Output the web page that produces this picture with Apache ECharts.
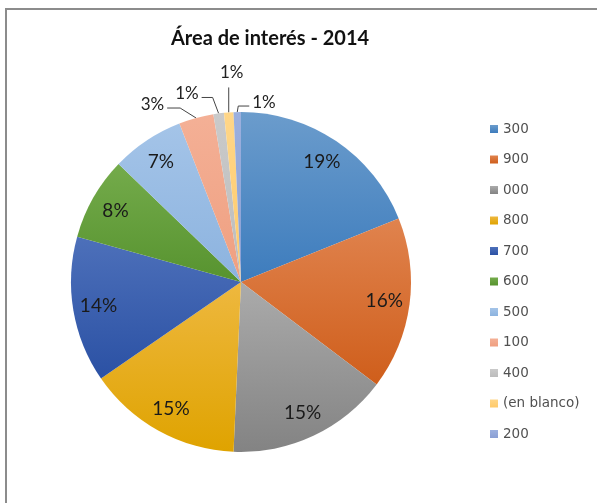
<!DOCTYPE html>
<html>
<head>
<meta charset="utf-8">
<script src="https://cdn.jsdelivr.net/npm/echarts@6/dist/echarts.min.js"></script>
<style>
html, body { margin: 0; padding: 0; background: #fff; }
#frame { position: absolute; left: 5px; top: 8px; width: 640px; height: 540px;
         border-left: 2px solid #8c8c8c; border-top: 2px solid #8c8c8c; }
#chart { position: absolute; left: 0; top: 0; width: 597px; height: 503px; }
</style>
</head>
<body>
<div id="frame"></div>
<div id="chart"></div>
<script>
// areas and their share of 2014
var categories = ['300', '900', '000', '800', '700', '600', '500', '100', '400', '(en blanco)', '200'];
var shares = [18.9, 16.4, 15.4, 14.7, 13.9, 7.9, 6.9, 3.3, 1.0, 0.9, 0.7];

// office-like palette, light at the top, darker at the bottom
var topColors = ['#6b9ccc', '#e0834e', '#ababab', '#eeb83f', '#4d70ba', '#74ab4b', '#a4c4e8', '#f4b096', '#cacaca', '#ffd688', '#9cb0de'];
var bottomColors = ['#3d7cbd', '#cf5e1b', '#838383', '#dfa300', '#2b51a4', '#57932f', '#8cb3df', '#ef9f80', '#bcbcbc', '#ffca6a', '#8a9fd4'];

// callouts for the thin slices: elbow dx, elbow dy, end dx (from the rim point)
var callouts = {
    '100': [-16, -10, -29],
    '400': [-6, -16, -17],
    '(en blanco)': [0, -25, 0],
    '200': [1, -6, 12]
};

var chart = echarts.init(document.getElementById('chart'));

var grad = function (i) {
    return new echarts.graphic.LinearGradient(0, 0, 0, 1, [
        { offset: 0, color: topColors[i] },
        { offset: 1, color: bottomColors[i] }
    ]);
};

var pieData = [];
var ringData = [];
for (var i = 0; i < categories.length; i++) {
    var small = shares[i] < 5;
    pieData.push({
        name: categories[i],
        value: shares[i],
        itemStyle: { color: grad(i) },
        label: { show: small },
        labelLine: { show: small }
    });
    ringData.push({
        name: categories[i],
        value: shares[i],
        label: { show: !small }
    });
}

chart.setOption({
    animation: false,
    title: {
        text: 'Área de interés - 2014',
        left: 166,
        top: 24,
        textStyle: { fontFamily: 'Lato', fontWeight: 'bold', fontSize: 20, color: '#111' }
    },
    legend: {
        orient: 'vertical',
        left: 485,
        top: 117,
        itemWidth: 8,
        itemHeight: 8,
        itemGap: 16.5,
        icon: 'rect',
        data: categories,
        textStyle: { fontFamily: 'DejaVu Sans', fontSize: 13.5, color: '#505050' }
    },
    series: [{
        type: 'pie',
        center: [241, 282],
        radius: 170,
        startAngle: 90,
        clockwise: true,
        percentPrecision: 0,
        data: pieData,
        itemStyle: { borderWidth: 0 },
        label: {
            position: 'outside',
            formatter: '{d}%',
            fontFamily: 'Lato',
            fontSize: 17,
            color: '#222'
        },
        labelLine: {
            length: 14,
            length2: 8,
            lineStyle: { color: '#444', width: 1 }
        },
        labelLayout: function (p) {
            var c = callouts[categories[p.dataIndex]];
            if (!c || !p.labelLinePoints) {
                return {};
            }
            var rim = p.labelLinePoints[0];
            var elbow = [rim[0] + c[0], rim[1] + c[1]];
            var end = [rim[0] + c[2], elbow[1]];
            var out = { labelLinePoints: [rim, elbow, end], verticalAlign: 'middle' };
            if (c[2] < c[0]) {
                out.align = 'right';
                out.x = end[0] - 3;
                out.y = end[1] - 4;
            } else if (c[2] > c[0]) {
                out.align = 'left';
                out.x = end[0] + 3;
                out.y = end[1] - 4;
            } else {
                out.align = 'center';
                out.x = end[0] + 3;
                out.y = end[1] - 15;
            }
            return out;
        }
    }, {
        // transparent ring only used to place the big labels near the rim
        type: 'pie',
        center: [241, 282],
        radius: [113, 170],
        startAngle: 90,
        clockwise: true,
        percentPrecision: 0,
        silent: true,
        data: ringData,
        itemStyle: { color: 'rgba(0,0,0,0)' },
        label: {
            position: 'inside',
            formatter: '{d}%',
            fontFamily: 'Lato',
            fontSize: 19,
            color: '#1a1a1a'
        },
        labelLine: { show: false }
    }]
});
</script>
</body>
</html>
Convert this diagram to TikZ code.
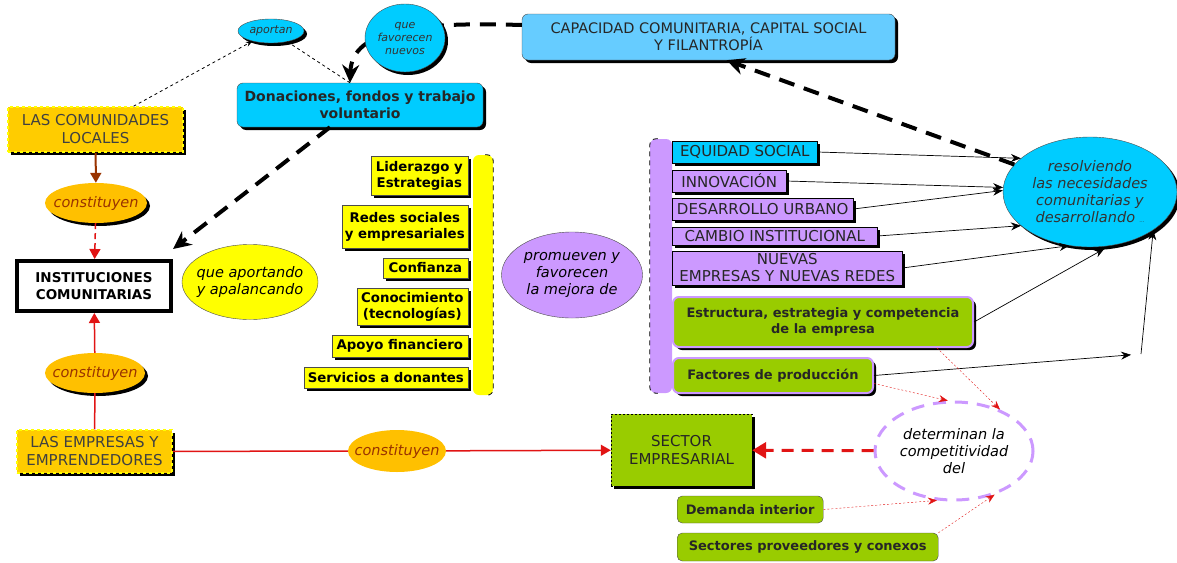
\documentclass[tikz,border=0pt]{standalone}
\usepackage{fontspec}
\setmainfont{DejaVu Sans}
\usetikzlibrary{shapes.geometric, shadows, arrows.meta}

\definecolor{celeste}{RGB}{0,204,255}
\definecolor{celestecl}{RGB}{102,204,255}
\definecolor{dorado}{RGB}{255,204,0}
\definecolor{amarillo}{RGB}{255,255,0}
\definecolor{lila}{RGB}{204,153,255}
\definecolor{verde}{RGB}{153,204,0}
\definecolor{naranja}{RGB}{255,192,0}
\definecolor{marron}{RGB}{153,51,0}
\definecolor{rojo}{RGB}{225,20,20}

\begin{document}
\begin{tikzpicture}[
    x=1pt, y=-1pt, >=Stealth,
    sombra/.style={drop shadow={fill=black, opacity=1, shadow xshift=3pt, shadow yshift=-3pt}},
    cajaoro/.style={rectangle, fill=dorado, draw=amarillo, line width=1.5pt, dashed, sombra,
        text=black!75, font=\fontsize{15}{18}\selectfont, align=center, inner sep=2pt},
    cajaceleste/.style={rectangle, rounded corners=6pt, fill=celeste, draw=black!70, sombra,
        text=black!85, font=\bfseries\fontsize{14}{17}\selectfont, align=center},
    cajaamarilla/.style={rectangle, fill=amarillo, draw=black!70, sombra, anchor=east,
        font=\bfseries\fontsize{13.3}{16}\selectfont, align=center, inner xsep=3pt, inner ysep=1pt},
    cajalila/.style={rectangle, fill=lila, draw=black, sombra, anchor=west,
        font=\fontsize{15}{17}\selectfont, text=black!85, align=center, inner xsep=4pt, inner ysep=0pt},
    cajaverde/.style={rectangle, rounded corners=6pt, fill=verde, draw=lila, line width=2pt, sombra,
        anchor=west, font=\bfseries\fontsize{13}{16}\selectfont, text=black!85, align=center},
    cajaverdesimple/.style={rectangle, rounded corners=5pt, fill=verde, draw=black!70, anchor=west,
        font=\bfseries\fontsize{13}{16}\selectfont, text=black!85},
    elipse/.style={ellipse, inner sep=0pt, align=center, font=\itshape\fontsize{14.5}{17}\selectfont},
    elipsenaranja/.style={elipse, fill=naranja, text=marron, inner xsep=-8pt},
    elipseceleste/.style={elipse, fill=celeste, draw=black!70, sombra, text=black!80},
    flechafina/.style={black, line width=0.7pt, -{Stealth[length=10pt, width=8pt]}},
    flechagruesa/.style={line width=4pt, dash pattern=on 16pt off 10pt, -{Stealth[length=18pt, width=17pt]}},
    flechapunteada/.style={rojo, dash pattern=on 2pt off 2pt, -{Stealth[length=9pt, width=7pt]}},
    flecharoja/.style={rojo, line width=1.5pt, -{Triangle[length=10pt, width=11pt]}}
  ]
    \useasboundingbox (0,0) rectangle (1177,562);

    % --- PARTE SUPERIOR: donaciones y capital social ---
    \node[elipseceleste, minimum width=66pt, minimum height=24pt,
          font=\itshape\fontsize{11}{13}\selectfont] (aportan) at (271,31) {aportan};
    \node[cajaceleste, minimum width=246pt, minimum height=44pt] (donaciones) at (360,105)
          {Donaciones, fondos y trabajo\\voluntario};
    \node[cajaceleste, fill=celestecl, font=\fontsize{14.5}{17}\selectfont,
          minimum width=373pt, minimum height=46pt] (capacidad) at (708.5,37)
          {CAPACIDAD COMUNITARIA, CAPITAL SOCIAL\\Y FILANTROPÍA};
    % la linea gruesa pasa por detras de la elipse
    \draw[flechagruesa] ([yshift=12pt]capacidad.west) .. controls (420,22) and (352,28) .. ([xshift=-10pt]donaciones.north);
    \node[elipseceleste, minimum width=80pt, minimum height=68pt,
          font=\itshape\fontsize{11}{13}\selectfont] (favorecen) at (405,38) {que\\favorecen\\nuevos};

    % --- LADO IZQUIERDO: comunidades, instituciones y empresas ---
    \node[cajaoro, minimum width=175pt, minimum height=45pt] (comunidades) at (95.5,129.5) {LAS COMUNIDADES\\LOCALES};
    \node[elipsenaranja, sombra, minimum width=102pt, minimum height=40pt] (constA) at (96,203) {constituyen};
    \node[rectangle, fill=white, draw=black, line width=4pt, minimum width=154pt, minimum height=50pt,
          font=\bfseries\fontsize{13.5}{17}\selectfont, align=center] (instituciones) at (94,286)
          {INSTITUCIONES\\COMUNITARIAS};
    \node[elipse, fill=amarillo, draw=black!70, inner xsep=-7pt, minimum width=136pt, minimum height=75pt]
          (apalancando) at (250,282) {que aportando\\y apalancando};
    \node[elipsenaranja, sombra, minimum width=100pt, minimum height=40pt] (constB) at (95,373) {constituyen};
    \node[cajaoro, minimum width=155pt, minimum height=43pt] (empresas) at (94.5,451.5) {LAS EMPRESAS Y\\EMPRENDEDORES};
    \node[elipsenaranja, minimum width=98pt, minimum height=42pt] (constC) at (397,451) {constituyen};

    % --- RECURSOS (lista amarilla) ---
    \node[cajaamarilla, minimum width=97pt, minimum height=39pt] (liderazgo) at (468,175.5) {Liderazgo y\\Estrategias};
    \node[cajaamarilla, minimum width=126pt, minimum height=43pt] (redes) at (468,226.5) {Redes sociales\\y empresariales};
    \node[cajaamarilla, minimum width=85pt, minimum height=20pt] (confianza) at (468,268) {Confianza};
    \node[cajaamarilla, minimum width=111pt, minimum height=37pt] (conocimiento) at (468,306.5) {Conocimiento\\(tecnologías)};
    \node[cajaamarilla, minimum width=136pt, minimum height=22pt] (apoyo) at (468,346) {Apoyo financiero};
    \node[cajaamarilla, minimum width=164pt, minimum height=21pt] (servicios) at (468,377.5) {Servicios a donantes};
    \node[rectangle, rounded corners=6pt, fill=amarillo, minimum width=20pt, minimum height=240pt] (barraamarilla) at (483,275) {};
    \draw[thick, dash pattern=on 5pt off 4pt, rounded corners=6pt]
          ([xshift=-8pt]barraamarilla.north east) -- (barraamarilla.north east)
          -- (barraamarilla.south east) -- ([xshift=-8pt]barraamarilla.south east);

    \node[elipse, fill=lila, draw=black!70, minimum width=141pt, minimum height=86pt]
          (promueven) at (572,275) {promueven y\\favorecen\\la mejora de};

    % --- LISTA DERECHA ---
    \node[rectangle, rounded corners=6pt, fill=lila, minimum width=22pt, minimum height=254pt] (barralila) at (661,266) {};
    \draw[thick, dash pattern=on 5pt off 4pt, rounded corners=6pt]
          ([xshift=8pt]barralila.north west) -- (barralila.north west)
          -- (barralila.south west) -- ([xshift=8pt]barralila.south west);

    \node[cajalila, fill=celeste, minimum width=145pt, minimum height=22pt] (equidad) at (672,152) {EQUIDAD SOCIAL};
    \node[cajalila, minimum width=114pt, minimum height=22pt] (innovacion) at (672,181) {INNOVACIÓN};
    \node[cajalila, minimum width=181pt, minimum height=22pt] (desarrollo) at (672,209) {DESARROLLO URBANO};
    \node[cajalila, minimum width=205pt, minimum height=18pt] (cambio) at (672,236) {CAMBIO INSTITUCIONAL};
    \node[cajalila, minimum width=230pt, minimum height=34pt] (nuevas) at (672,268) {NUEVAS\\EMPRESAS Y NUEVAS REDES};
    \node[cajaverde, minimum width=300pt, minimum height=50pt] (estructura) at (672,322)
          {Estructura, estrategia y competencia\\de la empresa};
    \node[cajaverde, minimum width=200pt, minimum height=35pt] (factores) at (672,375.5) {Factores de producción};

    \node[elipseceleste, minimum width=174pt, minimum height=110pt] (resolviendo) at (1090,192)
          {resolviendo\\las necesidades\\comunitarias y\\desarrollando \tiny...};

    % --- COMPETITIVIDAD ---
    \node[rectangle, fill=verde, draw=black, dash pattern=on 2pt off 2pt, sombra, align=center,
          font=\fontsize{15}{18}\selectfont, text=black!85, minimum width=141pt, minimum height=72pt]
          (sector) at (681.5,450) {SECTOR\\EMPRESARIAL};
    \node[elipse, fill=white, draw=lila, line width=3pt, dash pattern=on 13pt off 9pt,
          minimum width=158pt, minimum height=98pt] (determinan) at (954,451)
          {determinan la\\competitividad\\del};
    \node[cajaverdesimple, minimum width=146pt, minimum height=27pt] (demanda) at (677,509.5) {Demanda interior};
    \node[cajaverdesimple, minimum width=261pt, minimum height=28pt] (sectores) at (677,547) {Sectores proveedores y conexos};

    \coordinate (quiebre) at (1141,354);

    % --- CONECTORES ---
    \draw[dashed, thick, ->] ([xshift=38pt]comunidades.north) -- (aportan);
    \draw[dashed, thick] (aportan) -- ([xshift=-10pt]donaciones.north);
    \draw[flechagruesa] ([xshift=-30pt]donaciones.south) -- ([yshift=10pt]instituciones.north east);
    \draw[flechagruesa] (resolviendo) -- ([xshift=18pt]capacidad.south);

    \draw[marron, line width=2pt, -{Triangle[length=10pt, width=11pt]}] (comunidades) -- (constA);
    \draw[flecharoja, dash pattern=on 6pt off 4pt] (constA) -- (instituciones);
    \draw[rojo, line width=1.5pt] (empresas) -- (constB);
    \draw[flecharoja] (constB) -- (instituciones);
    \draw[rojo, line width=1.5pt] (empresas) -- (constC);
    \draw[flecharoja] (constC) -- (sector);
    \draw[rojo, line width=3pt, dash pattern=on 12pt off 8pt, -{Triangle[length=14pt, width=16pt]}] (determinan) -- (sector);

    \foreach \desde/\ang in {equidad/154, innovacion/177, desarrollo/179, cambio/206, nuevas/249}
        \draw[flechafina] (\desde.east) -- (resolviendo.\ang);
    \draw[flechafina, shorten >=6pt] (estructura.east) -- (resolviendo.290);
    \draw[flechafina, shorten >=10pt] (factores.east) -- (quiebre);
    \draw[flechafina] (quiebre) -- (resolviendo.329);

    \draw[flechapunteada] ([yshift=-8pt]factores.east) -- (determinan.97);
    \draw[flechapunteada] ([xshift=-37pt]estructura.south east) -- (determinan.42);
    \draw[flechapunteada] (demanda.east) -- (determinan.251);
    \draw[flechapunteada] (sectores.north east) -- (determinan.313);

  \end{tikzpicture}
\end{document}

Instructions to follow:
Leave out the pictures and restate, word for word, the lines from the top of the data through the line containing "var chart = echarts.init(document.getElementById('chart'));", both included.

Exercise response:
Output the web page that produces this picture with Apache ECharts.
<!DOCTYPE html>
<html>
<head>
<meta charset="utf-8">
<script src="https://cdn.jsdelivr.net/npm/echarts@6/dist/echarts.min.js"></script>
<style>
html, body { margin: 0; padding: 0; background: #fff; }
#frame { position: absolute; left: 5px; top: 8px; width: 640px; height: 540px;
         border-left: 2px solid #8c8c8c; border-top: 2px solid #8c8c8c; }
#chart { position: absolute; left: 0; top: 0; width: 597px; height: 503px; }
</style>
</head>
<body>
<div id="frame"></div>
<div id="chart"></div>
<script>
// areas and their share of 2014
var categories = ['300', '900', '000', '800', '700', '600', '500', '100', '400', '(en blanco)', '200'];
var shares = [18.9, 16.4, 15.4, 14.7, 13.9, 7.9, 6.9, 3.3, 1.0, 0.9, 0.7];

// office-like palette, light at the top, darker at the bottom
var topColors = ['#6b9ccc', '#e0834e', '#ababab', '#eeb83f', '#4d70ba', '#74ab4b', '#a4c4e8', '#f4b096', '#cacaca', '#ffd688', '#9cb0de'];
var bottomColors = ['#3d7cbd', '#cf5e1b', '#838383', '#dfa300', '#2b51a4', '#57932f', '#8cb3df', '#ef9f80', '#bcbcbc', '#ffca6a', '#8a9fd4'];

// callouts for the thin slices: elbow dx, elbow dy, end dx (from the rim point)
var callouts = {
    '100': [-16, -10, -29],
    '400': [-6, -16, -17],
    '(en blanco)': [0, -25, 0],
    '200': [1, -6, 12]
};

var chart = echarts.init(document.getElementById('chart'));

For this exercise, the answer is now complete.